● **Task to complete**
Leave out the pictures and transcribe everything else exactly.

+++ Dataset extract +++

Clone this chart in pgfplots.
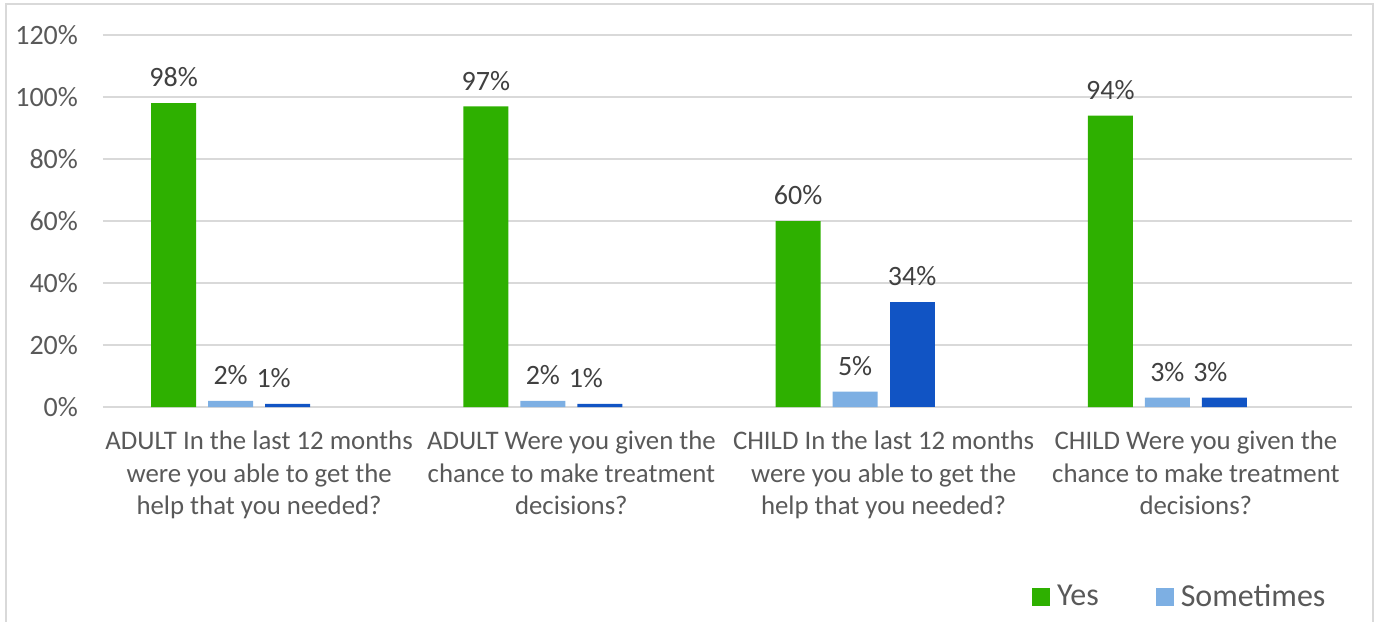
\documentclass[border=0pt]{standalone}
\usepackage{pgfplots}
\pgfplotsset{compat=1.18}
\usepackage{fontspec}
\setmainfont{Carlito}

\definecolor{yesgreen}{RGB}{46,176,0}
\definecolor{somelight}{RGB}{125,175,227}
\definecolor{darkblue}{RGB}{17,84,196}
\definecolor{gridgray}{RGB}{217,217,217}
\definecolor{ticktext}{RGB}{89,89,89}
\definecolor{labeltext}{RGB}{64,64,64}

\begin{document}
\begin{tikzpicture}
\useasboundingbox (-51.5pt,-107pt) rectangle (638.5pt,203.5pt);
% outer chart frame (bottom edge lies below the page)
\draw[gridgray, line width=0.8pt] (-48.5pt,-120pt) -- (-48.5pt,201.5pt) -- (635pt,201.5pt) -- (635pt,-120pt);
\begin{axis}[
  scale only axis,
  width=624.5pt, height=186pt,
  ybar,
  bar width=22.5pt,
  xmin=-0.5, xmax=3.5,
  ymin=0, ymax=120,
  ytick={0,20,...,120},
  xtick={0,1,2,3},
  xticklabels={
    {ADULT In the last 12 months\\were you able to get the\\help that you needed?},
    {ADULT Were you given the\\chance to make treatment\\decisions?},
    {CHILD In the last 12 months\\were you able to get the\\help that you needed?},
    {CHILD Were you given the\\chance to make treatment\\decisions?}},
  xticklabel style={align=center, font={\fontsize{13.4}{16.2}\selectfont}, text=ticktext, yshift=-8.5pt},
  yticklabel={\pgfmathprintnumber{\tick}\%},
  yticklabel style={font={\fontsize{14}{16}\selectfont}, text=ticktext, xshift=-9pt},
  /pgf/number format/assume math mode=true,
  major tick length=0pt,
  axis line style={draw=none},
  ymajorgrids,
  grid style={gridgray, line width=0.8pt},
  nodes near coords={\pgfmathprintnumber{\pgfplotspointmeta}\%},
  every node near coord/.append style={font={\fontsize{14}{16}\selectfont}, text=labeltext, anchor=south, yshift=4.5pt},
  legend style={draw=none, fill=none, inner sep=0pt, outer sep=0pt,
    at={(0.7438,-0.511)}, anchor=west, legend columns=-1,
    font={\fontsize{16}{18}\selectfont}, text=ticktext,
    nodes={inner sep=0pt},
    /tikz/every odd column/.append style={column sep=3.5pt},
    /tikz/every even column/.append style={column sep=28.5pt}},
  legend image code/.code={\fill[#1] (0pt,-4.5pt) rectangle (9pt,4.5pt);},
]
\addplot[fill=yesgreen, draw=none, bar shift=-42.75pt] coordinates {(0,98) (1,97) (2,60) (3,94)};
\addlegendentry{Yes}
\addplot[fill=somelight, draw=none, bar shift=-14.25pt] coordinates {(0,2) (1,2) (2,5) (3,3)};
\addlegendentry{Sometimes}
% third series: labels of the short bars sit slightly to the left
\addplot[fill=darkblue, draw=none, bar shift=14.25pt, forget plot,
  every node near coord/.append style={xshift=-7pt}] coordinates {(0,1) (1,1) (3,3)};
\addplot[fill=darkblue, draw=none, bar shift=14.25pt, forget plot] coordinates {(2,34)};
\end{axis}
\end{tikzpicture}
\end{document}
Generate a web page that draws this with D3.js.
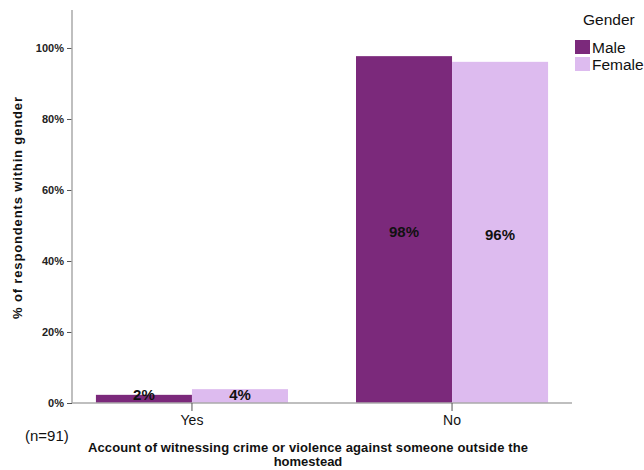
<!DOCTYPE html>
<html><head><meta charset="utf-8">
<script src="https://cdn.jsdelivr.net/npm/d3@7"></script>
<style>body{margin:0;background:#fff;font-family:Arial,"Liberation Sans",sans-serif;}</style>
</head><body>
<svg id="c" width="644" height="470"></svg>
<script>
const categories = ["Yes", "No"];
const genders = ["Male", "Female"];
const maleValues = [2.3, 97.7];
const femaleValues = [3.9, 96.1];
const valueLabels = [["2%", "98%"], ["4%", "96%"]];
const yTicks = [0, 20, 40, 60, 80, 100];
const colors = ["#7b297b", "#ddbbef"];

const svg = d3.select("#c");
const x0 = 72, x1 = 572, yBase = 403;
const y = d3.scaleLinear().domain([0, 110.7]).range([yBase, 10]);
const x = d3.scaleBand().domain(categories).range([x0, x1]).paddingInner(0.2615).paddingOuter(0.092);
const xg = d3.scaleBand().domain(genders).range([0, x.bandwidth()]);
const series = [maleValues, femaleValues];

// bars
genders.forEach((g, gi) => {
  categories.forEach((c, ci) => {
    const v = series[gi][ci];
    svg.append("rect")
      .attr("x", x(c) + xg(g)).attr("y", y(v))
      .attr("width", xg.bandwidth()).attr("height", yBase - y(v))
      .attr("fill", colors[gi]);
  });
});
// labels
genders.forEach((g, gi) => {
  categories.forEach((c, ci) => {
    const v = series[gi][ci];
    const cy = Math.min((y(v) + yBase) / 2 + 2, 394);
    svg.append("text")
      .attr("x", x(c) + xg(g) + xg.bandwidth() / 2).attr("y", cy)
      .attr("text-anchor", "middle").attr("dominant-baseline", "central")
      .attr("font-size", 15).attr("font-weight", "bold").attr("fill", "#111")
      .text(valueLabels[gi][ci]);
  });
});

// y axis
const yAxis = d3.axisLeft(y).tickValues(yTicks).tickFormat(d => d + "%").tickSize(5).tickPadding(3);
const ya = svg.append("g").attr("transform", `translate(${x0},0)`).call(yAxis);
ya.select(".domain").remove();
ya.selectAll("line").attr("stroke", "#555");
ya.selectAll("text").attr("font-size", 11).attr("font-weight", "bold").attr("fill", "#222").attr("font-family", "Arial, Liberation Sans, sans-serif");
svg.append("line").attr("x1", x0).attr("x2", x0).attr("y1", 10).attr("y2", yBase).attr("stroke", "#aaa").attr("stroke-width", 1.5);

// x axis
svg.append("line").attr("x1", x0).attr("x2", x1).attr("y1", yBase).attr("y2", yBase).attr("stroke", "#aaa").attr("stroke-width", 1.5);
const xa = svg.append("g").attr("transform", `translate(0,${yBase})`)
  .call(d3.axisBottom(x).tickSize(8).tickPadding(4));
xa.select(".domain").remove();
xa.selectAll("line").attr("stroke", "#555");
xa.selectAll("text").attr("font-size", 14).attr("fill", "#111").attr("font-family", "Arial, Liberation Sans, sans-serif");

// titles
svg.append("text").attr("transform", "translate(22,208) rotate(-90)")
  .attr("text-anchor", "middle").attr("font-size", 13).attr("font-weight", "bold").attr("fill", "#111")
  .attr("textLength", 222).attr("lengthAdjust", "spacing")
  .text("% of respondents within gender");
svg.append("text").attr("x", 25).attr("y", 441).attr("font-size", 15).attr("fill", "#111").text("(n=91)");
const xt = svg.append("text").attr("text-anchor", "middle").attr("font-size", 13).attr("font-weight", "bold").attr("fill", "#111");
xt.append("tspan").attr("x", 308).attr("y", 452).attr("textLength", 440).attr("lengthAdjust", "spacing")
  .text("Account of witnessing crime or violence against someone outside the");
xt.append("tspan").attr("x", 308).attr("y", 466).text("homestead");

// legend
svg.append("text").attr("x", 583).attr("y", 25).attr("font-size", 15.5).attr("fill", "#111").text("Gender");
genders.forEach((g, i) => {
  svg.append("rect").attr("x", 575).attr("y", 40 + i * 17).attr("width", 15).attr("height", 14).attr("fill", colors[i]);
  svg.append("text").attr("x", 592).attr("y", 53 + i * 17).attr("font-size", 15.5).attr("fill", "#111").text(g);
});
</script>
</body></html>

+++

● **Solution for this problem**
Clone this chart in pgfplots.
\documentclass[border=0pt]{standalone}
\usepackage{pgfplots}
\pgfplotsset{compat=1.18}
\usepackage{fontspec}
\setmainfont{Carlito}

\definecolor{yesgreen}{RGB}{46,176,0}
\definecolor{somelight}{RGB}{125,175,227}
\definecolor{darkblue}{RGB}{17,84,196}
\definecolor{gridgray}{RGB}{217,217,217}
\definecolor{ticktext}{RGB}{89,89,89}
\definecolor{labeltext}{RGB}{64,64,64}

\begin{document}
\begin{tikzpicture}
\useasboundingbox (-51.5pt,-107pt) rectangle (638.5pt,203.5pt);
% outer chart frame (bottom edge lies below the page)
\draw[gridgray, line width=0.8pt] (-48.5pt,-120pt) -- (-48.5pt,201.5pt) -- (635pt,201.5pt) -- (635pt,-120pt);
\begin{axis}[
  scale only axis,
  width=624.5pt, height=186pt,
  ybar,
  bar width=22.5pt,
  xmin=-0.5, xmax=3.5,
  ymin=0, ymax=120,
  ytick={0,20,...,120},
  xtick={0,1,2,3},
  xticklabels={
    {ADULT In the last 12 months\\were you able to get the\\help that you needed?},
    {ADULT Were you given the\\chance to make treatment\\decisions?},
    {CHILD In the last 12 months\\were you able to get the\\help that you needed?},
    {CHILD Were you given the\\chance to make treatment\\decisions?}},
  xticklabel style={align=center, font={\fontsize{13.4}{16.2}\selectfont}, text=ticktext, yshift=-8.5pt},
  yticklabel={\pgfmathprintnumber{\tick}\%},
  yticklabel style={font={\fontsize{14}{16}\selectfont}, text=ticktext, xshift=-9pt},
  /pgf/number format/assume math mode=true,
  major tick length=0pt,
  axis line style={draw=none},
  ymajorgrids,
  grid style={gridgray, line width=0.8pt},
  nodes near coords={\pgfmathprintnumber{\pgfplotspointmeta}\%},
  every node near coord/.append style={font={\fontsize{14}{16}\selectfont}, text=labeltext, anchor=south, yshift=4.5pt},
  legend style={draw=none, fill=none, inner sep=0pt, outer sep=0pt,
    at={(0.7438,-0.511)}, anchor=west, legend columns=-1,
    font={\fontsize{16}{18}\selectfont}, text=ticktext,
    nodes={inner sep=0pt},
    /tikz/every odd column/.append style={column sep=3.5pt},
    /tikz/every even column/.append style={column sep=28.5pt}},
  legend image code/.code={\fill[#1] (0pt,-4.5pt) rectangle (9pt,4.5pt);},
]
\addplot[fill=yesgreen, draw=none, bar shift=-42.75pt] coordinates {(0,98) (1,97) (2,60) (3,94)};
\addlegendentry{Yes}
\addplot[fill=somelight, draw=none, bar shift=-14.25pt] coordinates {(0,2) (1,2) (2,5) (3,3)};
\addlegendentry{Sometimes}
% third series: labels of the short bars sit slightly to the left
\addplot[fill=darkblue, draw=none, bar shift=14.25pt, forget plot,
  every node near coord/.append style={xshift=-7pt}] coordinates {(0,1) (1,1) (3,3)};
\addplot[fill=darkblue, draw=none, bar shift=14.25pt, forget plot] coordinates {(2,34)};
\end{axis}
\end{tikzpicture}
\end{document}
Generate a web page that draws this with D3.js.
<!DOCTYPE html>
<html><head><meta charset="utf-8">
<script src="https://cdn.jsdelivr.net/npm/d3@7"></script>
<style>body{margin:0;background:#fff;font-family:Arial,"Liberation Sans",sans-serif;}</style>
</head><body>
<svg id="c" width="644" height="470"></svg>
<script>
const categories = ["Yes", "No"];
const genders = ["Male", "Female"];
const maleValues = [2.3, 97.7];
const femaleValues = [3.9, 96.1];
const valueLabels = [["2%", "98%"], ["4%", "96%"]];
const yTicks = [0, 20, 40, 60, 80, 100];
const colors = ["#7b297b", "#ddbbef"];

const svg = d3.select("#c");
const x0 = 72, x1 = 572, yBase = 403;
const y = d3.scaleLinear().domain([0, 110.7]).range([yBase, 10]);
const x = d3.scaleBand().domain(categories).range([x0, x1]).paddingInner(0.2615).paddingOuter(0.092);
const xg = d3.scaleBand().domain(genders).range([0, x.bandwidth()]);
const series = [maleValues, femaleValues];

// bars
genders.forEach((g, gi) => {
  categories.forEach((c, ci) => {
    const v = series[gi][ci];
    svg.append("rect")
      .attr("x", x(c) + xg(g)).attr("y", y(v))
      .attr("width", xg.bandwidth()).attr("height", yBase - y(v))
      .attr("fill", colors[gi]);
  });
});
// labels
genders.forEach((g, gi) => {
  categories.forEach((c, ci) => {
    const v = series[gi][ci];
    const cy = Math.min((y(v) + yBase) / 2 + 2, 394);
    svg.append("text")
      .attr("x", x(c) + xg(g) + xg.bandwidth() / 2).attr("y", cy)
      .attr("text-anchor", "middle").attr("dominant-baseline", "central")
      .attr("font-size", 15).attr("font-weight", "bold").attr("fill", "#111")
      .text(valueLabels[gi][ci]);
  });
});

// y axis
const yAxis = d3.axisLeft(y).tickValues(yTicks).tickFormat(d => d + "%").tickSize(5).tickPadding(3);
const ya = svg.append("g").attr("transform", `translate(${x0},0)`).call(yAxis);
ya.select(".domain").remove();
ya.selectAll("line").attr("stroke", "#555");
ya.selectAll("text").attr("font-size", 11).attr("font-weight", "bold").attr("fill", "#222").attr("font-family", "Arial, Liberation Sans, sans-serif");
svg.append("line").attr("x1", x0).attr("x2", x0).attr("y1", 10).attr("y2", yBase).attr("stroke", "#aaa").attr("stroke-width", 1.5);

// x axis
svg.append("line").attr("x1", x0).attr("x2", x1).attr("y1", yBase).attr("y2", yBase).attr("stroke", "#aaa").attr("stroke-width", 1.5);
const xa = svg.append("g").attr("transform", `translate(0,${yBase})`)
  .call(d3.axisBottom(x).tickSize(8).tickPadding(4));
xa.select(".domain").remove();
xa.selectAll("line").attr("stroke", "#555");
xa.selectAll("text").attr("font-size", 14).attr("fill", "#111").attr("font-family", "Arial, Liberation Sans, sans-serif");

// titles
svg.append("text").attr("transform", "translate(22,208) rotate(-90)")
  .attr("text-anchor", "middle").attr("font-size", 13).attr("font-weight", "bold").attr("fill", "#111")
  .attr("textLength", 222).attr("lengthAdjust", "spacing")
  .text("% of respondents within gender");
svg.append("text").attr("x", 25).attr("y", 441).attr("font-size", 15).attr("fill", "#111").text("(n=91)");
const xt = svg.append("text").attr("text-anchor", "middle").attr("font-size", 13).attr("font-weight", "bold").attr("fill", "#111");
xt.append("tspan").attr("x", 308).attr("y", 452).attr("textLength", 440).attr("lengthAdjust", "spacing")
  .text("Account of witnessing crime or violence against someone outside the");
xt.append("tspan").attr("x", 308).attr("y", 466).text("homestead");

// legend
svg.append("text").attr("x", 583).attr("y", 25).attr("font-size", 15.5).attr("fill", "#111").text("Gender");
genders.forEach((g, i) => {
  svg.append("rect").attr("x", 575).attr("y", 40 + i * 17).attr("width", 15).attr("height", 14).attr("fill", colors[i]);
  svg.append("text").attr("x", 592).attr("y", 53 + i * 17).attr("font-size", 15.5).attr("fill", "#111").text(g);
});
</script>
</body></html>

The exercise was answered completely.